One will have noticed that all the names belong to men, practically all of them European. This is a problematic feature of the hierarchical nature of mathematics, but it’s not my topic today. The question instead is Who speaks for mathematics? which (it seems to me) is at least implicit in Piper Harron’s identification of the oppressiveness of mathematical hierarchy. Much to my regret, MWA did not break with the convention of quoting the reflections of Giants and Supergiants and those most visible among our contemporary colleagues, the people whose names appear in lists and diagrams like the one copied above. Thus the question Who speaks for mathematics? is answered by pointing to those who occupy the most prominent positions in the (oppressive?) hierarchy.
This is in part due to the unsystematic nature of my research and in part due to structural features of the hierarchy, which I emphasize on p. 39, in what I have already identified as the key passage in Chapter 2:
We’ll see throughout the book quotations by Giants and Supergiants in which they conflate their own private opinions and feelings with the norms and values of mathematical research, seemingly unaware that the latter might benefit from more systematic examination. One of the premises of this chapter is that the generous licence granted hieratic figures is of epistemological as well as ethical import.

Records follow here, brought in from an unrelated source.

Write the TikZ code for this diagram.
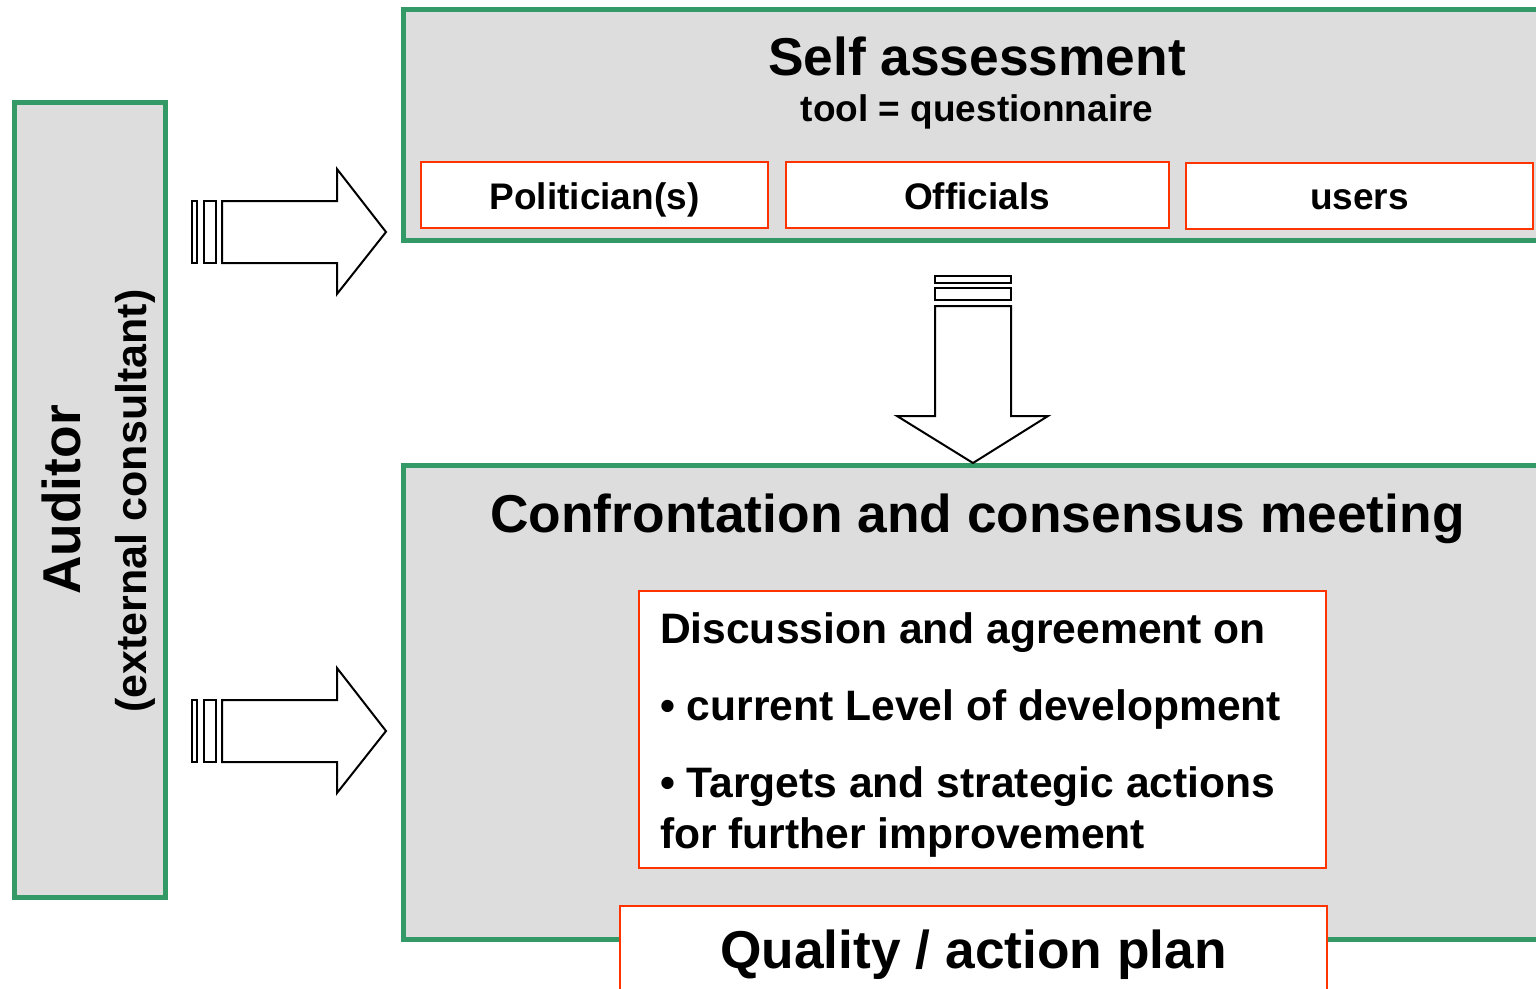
\documentclass[tikz,border=0pt]{standalone}
\usepackage{fontspec}
\setmainfont{Liberation Sans}
\definecolor{grn}{RGB}{51,153,102}
\definecolor{rd}{RGB}{255,51,0}
\definecolor{gry}{RGB}{221,221,221}
\newcommand\szA{\fontsize{53.3}{60}\selectfont\bfseries}
\newcommand\szB{\fontsize{42.6}{48}\selectfont\bfseries}
\newcommand\szD{\fontsize{43}{48}\selectfont\bfseries}
\newcommand\szC{\fontsize{37}{42}\selectfont\bfseries}
\begin{document}
\begin{tikzpicture}[x=1pt,y=-1pt,
  greenbox/.style={draw=grn, line width=5pt, fill=gry, rectangle, inner sep=0pt, outer sep=0pt, anchor=north west},
  redbox/.style={draw=rd, line width=2pt, fill=white, rectangle, inner sep=0pt, outer sep=0pt, anchor=north west},
  blockarrow/.style={draw=black, line width=2pt, fill=white, line join=miter},
  txt/.style={inner sep=0pt, outer sep=0pt, anchor=base}]
\useasboundingbox (0,0) rectangle (1536,988);
\clip (0,0) rectangle (1536,988);
\fill[white] (0,0) rectangle (1536,988);

% boxes
\node[greenbox, minimum width=151pt, minimum height=795pt] (auditor) at (14.5,102) {};
\node[greenbox, minimum width=1142pt, minimum height=230.5pt] (self) at (403,9.5) {};
\node[greenbox, minimum width=1142pt, minimum height=474pt] (meet) at (403,465.5) {};

\node[redbox, minimum width=347pt, minimum height=66pt] (pol) at (421,162) {};
\node[redbox, minimum width=383pt, minimum height=66pt] (off) at (786,162) {};
\node[redbox, minimum width=347pt, minimum height=66pt] (usr) at (1186,163) {};
\node[redbox, minimum width=687pt, minimum height=277pt] (disc) at (639,591) {};
\node[redbox, minimum width=707pt, minimum height=120pt] (qual) at (620,906) {};

% texts
\node[txt] (t1) at (977,75) {\szA Self assessment};
\node[txt] (t2) at (977,121) {\szC tool = questionnaire};
\node[txt] (t3) at (594.5,209) {\szC Politician(s)};
\node[txt] (t4) at (977,209) {\szC Officials};
\node[txt] (t5) at (1359.5,209) {\szC users};
\node[txt] (t6) at (977.5,532) {\szA Confrontation and consensus meeting};
\node[txt, anchor=base west] (d1) at (660,643) {\szB Discussion and agreement on};
\node[txt, anchor=base west] (d2) at (660,720) {\szB • current Level of development};
\node[txt, anchor=base west] (d3) at (660,797) {\szB • Targets and strategic actions};
\node[txt, anchor=base west] (d4) at (660,848) {\szB for further improvement};
\node[txt] (q) at (973.5,968) {\szA Quality / action plan};
\node[txt, rotate=90] (a1) at (80,500) {\szA Auditor};
\node[txt, rotate=90] (a2) at (146,501) {\szD (external consultant)};

% right arrows
\foreach \dy/\nm in {0/ra, 499/rb}{
  \begin{scope}[yshift=-\dy pt]
    \draw[blockarrow] (192,201) rectangle (197,263);
    \draw[blockarrow] (204,201) rectangle (216,263);
    \draw[blockarrow] (222,201) -- (337,201) -- (337,169) -- (386,232) -- (337,294) -- (337,263) -- (222,263) -- cycle;
  \end{scope}
}

% down arrow
\draw[blockarrow] (935,276) rectangle (1011,283);
\draw[blockarrow] (935,288) rectangle (1011,300);
\draw[blockarrow] (935,306) -- (935,416) -- (897,416) -- (973,463) -- (1048,416) -- (1011,416) -- (1011,306) -- cycle;
\end{tikzpicture}
\end{document}
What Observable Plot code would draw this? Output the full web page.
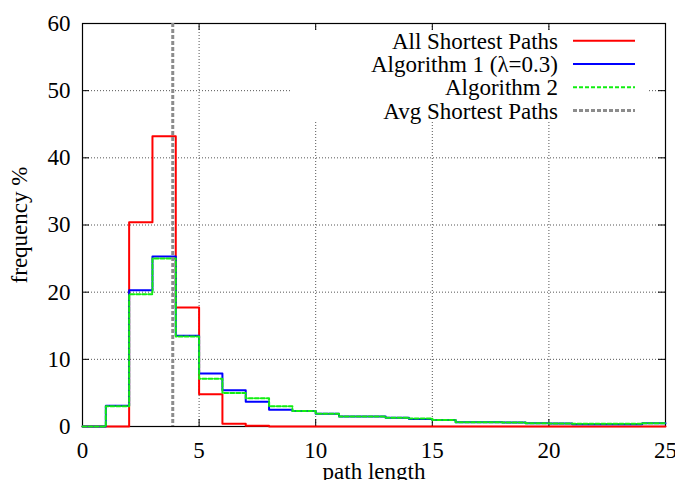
<!DOCTYPE html>
<html>
<head>
<meta charset="utf-8">
<script src="https://cdn.jsdelivr.net/npm/d3@7"></script>
<script src="https://cdn.jsdelivr.net/npm/@observablehq/plot@0.6"></script>
<style>
  html, body { margin: 0; padding: 0; background: white; }
  #wrap { position: relative; width: 675px; height: 480px; overflow: hidden; }
  #legend { position: absolute; left: 0; top: 0; }
</style>
</head>
<body>
<div id="wrap"></div>
<script>
// ---- data ----
const binStart = d3.range(0, 25);           // bins [i, i+1)
const xEnd = 25;
const seriesNames = ["All Shortest Paths", "Algorithm 1 (λ=0.3)", "Algorithm 2", "Avg Shortest Paths"];
const allShortest = [0, 0, 30.4, 43.2, 17.7, 4.8, 0.4, 0.1, 0, 0, 0, 0, 0, 0, 0, 0, 0, 0, 0, 0, 0, 0, 0, 0, 0];
const algorithm1  = [0, 3.1, 20.3, 25.3, 13.5, 7.9, 5.4, 3.7, 2.5, 2.3, 1.9, 1.5, 1.5, 1.3, 1.1, 0.95, 0.65, 0.65, 0.6, 0.5, 0.45, 0.35, 0.35, 0.35, 0.5];
const algorithm2  = [0, 3.0, 19.7, 25.0, 13.4, 7.1, 5.0, 4.2, 3.0, 2.3, 1.9, 1.5, 1.5, 1.3, 1.2, 0.95, 0.65, 0.65, 0.6, 0.5, 0.45, 0.4, 0.4, 0.4, 0.5];
const avgShortest = 3.87;
const xTicks = [0, 5, 10, 15, 20, 25];
const yTicks = [0, 10, 20, 30, 40, 50, 60];

const colors = ["#ff0000", "#0000ff", "#11ee11", "#8c8c8c"];

function steps(vals) {
  const rows = binStart.map((x, i) => ({x, y: vals[i]}));
  rows.push({x: xEnd, y: vals[vals.length - 1]});
  return rows;
}

const W = 675, H = 480;
const mL = 82, mR = 10, mT = 23, mB = 54;
const innerW = W - mL - mR, innerH = H - mT - mB;
const tk = 7;

const plot = Plot.plot({
  width: W, height: H,
  marginLeft: mL, marginRight: mR, marginTop: mT, marginBottom: mB,
  style: {fontFamily: "'Liberation Serif', 'Times New Roman', serif", fontSize: "23px", background: "white", color: "black"},
  x: {domain: [0, 25]},
  y: {domain: [0, 60]},
  marks: [
    // grid
    Plot.ruleX(xTicks.slice(1, -1), {stroke: "#555", strokeDasharray: "1,2", strokeWidth: 1}),
    Plot.ruleY(yTicks.slice(1, -1), {stroke: "#555", strokeDasharray: "1,2", strokeWidth: 1}),
    // frame + inward ticks on all four sides
    Plot.frame({stroke: "black", strokeWidth: 1.2}),
    Plot.tickX(xTicks, {x: d => d, insetTop: innerH - tk, stroke: "black"}),
    Plot.tickX(xTicks, {x: d => d, insetBottom: innerH - tk, stroke: "black"}),
    Plot.tickY(yTicks, {y: d => d, insetRight: innerW - tk, stroke: "black"}),
    Plot.tickY(yTicks, {y: d => d, insetLeft: innerW - tk, stroke: "black"}),
    // series
    Plot.line(steps(allShortest), {x: "x", y: "y", curve: "step-after", stroke: colors[0], strokeWidth: 2}),
    Plot.line(steps(algorithm1), {x: "x", y: "y", curve: "step-after", stroke: colors[1], strokeWidth: 2}),
    Plot.line(steps(algorithm2), {x: "x", y: "y", curve: "step-after", stroke: colors[2], strokeWidth: 2, strokeDasharray: "4,2"}),
    Plot.ruleX([avgShortest], {stroke: colors[3], strokeWidth: 3, strokeDasharray: "4,2"}),
    Plot.axisX({ticks: xTicks, tickSize: 0, tickPadding: 15, label: "path length", labelAnchor: "center", labelArrow: "none", labelOffset: 52}),
    Plot.axisY({ticks: yTicks, tickSize: 0, tickPadding: 12, label: "frequency %", labelAnchor: "center", labelArrow: "none", labelOffset: 72})
  ]
});

const wrap = document.getElementById("wrap");
wrap.appendChild(plot);

// legend (gnuplot-style, opaque box inside plot area)
const lg = d3.select(wrap).append("svg")
  .attr("id", "legend")
  .attr("width", W).attr("height", H)
  .style("pointer-events", "none");
lg.append("rect").attr("x", 290).attr("y", 30).attr("width", 358).attr("height", 92).attr("fill", "white");
const dash = [null, null, "4,2", "4,2"];
const widths = [2, 2, 2, 3];
seriesNames.forEach((name, i) => {
  const cy = 40.7 + 23.3 * i;
  lg.append("text")
    .attr("x", 558).attr("y", cy + 8)
    .attr("text-anchor", "end")
    .attr("font-family", "'Liberation Serif', 'Times New Roman', serif")
    .attr("font-size", 23)
    .attr("fill", "black")
    .text(name);
  lg.append("line")
    .attr("x1", 573).attr("x2", 635).attr("y1", cy).attr("y2", cy)
    .attr("stroke", colors[i]).attr("stroke-width", widths[i])
    .attr("stroke-dasharray", dash[i]);
});
</script>
</body>
</html>
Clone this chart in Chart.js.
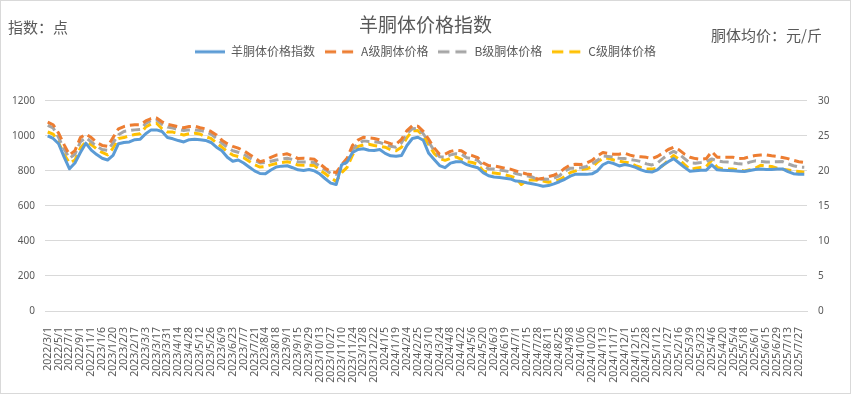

My own experiments with the expression of what appear to be my private opinions resemble this model only superficially and only because they conform to the prevailing model for writing about mathematics. My friend’s point was that even my modest level of charisma entitles me not only to say in public whatever nonsense comes into my head…
In other words, it’s much easier to be quoted if you have published your thoughts in the first place, and it’s much easier to get your thoughts published if you are identified as a consequential mathematician. I don’t know how to overcome this (possibly oppressive) characteristic of the mathematical hierarchy, and it’s one of the main reasons I am hoping sociologists will pay closer attention to mathematics.
Having said that, I should dispel any notion that Langlands took advantage of his mathematical eminence, in the article from which Diagram B is taken, to write “whatever nonsense” came into his head. On the contrary, while the modesty of his intentions is evident throughout, there is no nonsense but rather a good deal of profound and unconventional thinking about the nature of our vocation. So I will take the risk of promoting the (oppressive?) hierarchy once again and encourage you all to read the article, if you have not done so already; and I will quote a few of its more memorable passages.
On his own limitations and uncertainties:
I learned, as I became a mathematician, too many of the wrong things and too few of the right things. Only slowly and inadequately, over the years, have I understood, in any meaningful sense, what the penetrating insights of the past were. Even less frequently have I discovered anything serious on my own. Although I certainly have reflected often, and with all the resources at my disposal, on the possibilities for the future, I am still full of uncertainties.
On the effects of (what MWA calls) charisma:
Because of the often fortuitous composition of the faculty of the more popular graduate schools, some extremely technical aspects are familiar to many people, others known to almost none. This is inevitable.
On Proposition 78 of Book X of Euclid’s Elements:
This is a complicated statement that needs explanation. Even after its meaning is clear, one is at first astonished that any rational individual could find the statement of interest. This was also the response of the eminent sixteenth century Flemish mathematician Simon Stevin…
On the beauty of Galois theory:
What cannot be sufficiently emphasized in a conference on aesthetics and in a lecture on mathematics and beauty is that whatever beauty the symmetries expressed by these correspondences have, it is not visual. The examples described in the context of cyclotomy will have revealed this.
On cooperation — and charisma! — in mathematics:
Like the Church, but in contrast to the arts, mathematics is a joint effort. The joint effort may be, as with the influence of one mathematician on those who follow, realized over time and between different generations — and it is this that seems to me the more edifying — but it may also be simultaneous, a result, for better or worse, of competition or cooperation. Both are instinctive and not always pernicious but they are also given at present too much encouragement: cooperation by the nature of the current financial support; competition by prizes and other attempts of mathematicians to draw attention to themselves and to mathematics.